Customers listed on the database of the John Lewis Partnership, which includes supermarket Waitrose as well as the department store chain, were sent a letter advertising the product.
But a blunder at head office meant that none of the letters was franked, leaving the postage unpaid and the Royal Mail unable to deliver them.
Instead, all of the addressees received a card telling them that a letter was waiting at its depot. To take delivery of the letter, recipients were forced to pay £1.53 – before knowing what it was or who it was from.
Waitrose customer William Hamilton, who received one of the cards, travelled to his local depot in Gorgie Park Road and forked out the cash to pick up his mystery letter.
Mr Hamilton, from Lanark Road, said he was disappointed to find that the letter he had paid to pick up was merely an advertising circular.
Royal Mail staff told him that the letter, addressed to his wife, Anne, was one of a dispatch of hundreds of unstamped letters which had been sent out in error by John Lewis.

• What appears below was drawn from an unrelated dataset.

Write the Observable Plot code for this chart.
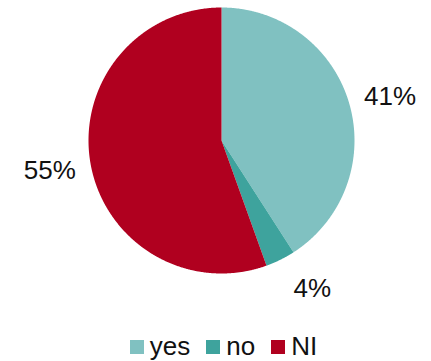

“I was asked to go to my local Royal Mail depot to retrieve an item which had been posted with insufficient postage and pay the £1.53 charge,” said Mr Hamilton.
“It was a letter that had been sent out with no postage on it at all and it turned out to be a circular from Waitrose to my wife inviting her to apply for a Waitrose credit card. I had paid to pick it up because I wanted to know what it was – it could have been anything.”
He added: “The clerk at the depot told me that he had three full boxes of such unstamped letters from Waitrose – hundreds of them. And that was just at one depot.
“It was a window envelope and there was nothing on it at all where the franking should have been. Clearly, it has gone through their post room and missed the franking machine, but the same has happened to literally hundreds or even thousands of other letters. It may be that it was a local regional mailing or the same could have happened in other areas of the country.”
A spokesman for the John Lewis Partnership, which has two Waitrose stores in the city as well as a John Lewis store in the St James Centre, said that the error had occurred due to a technical printing problem in its post room and offered to compensate customers.
He said: “Due to a technical printing error, a communication regarding the partnership card was sent to a small number of our customers without the postage mark printed on the envelope.
“We are deeply sorry for any inconvenience caused and are offering affected customers John Lewis Partnership vouchers by way of an apology and to cover any costs incurred.”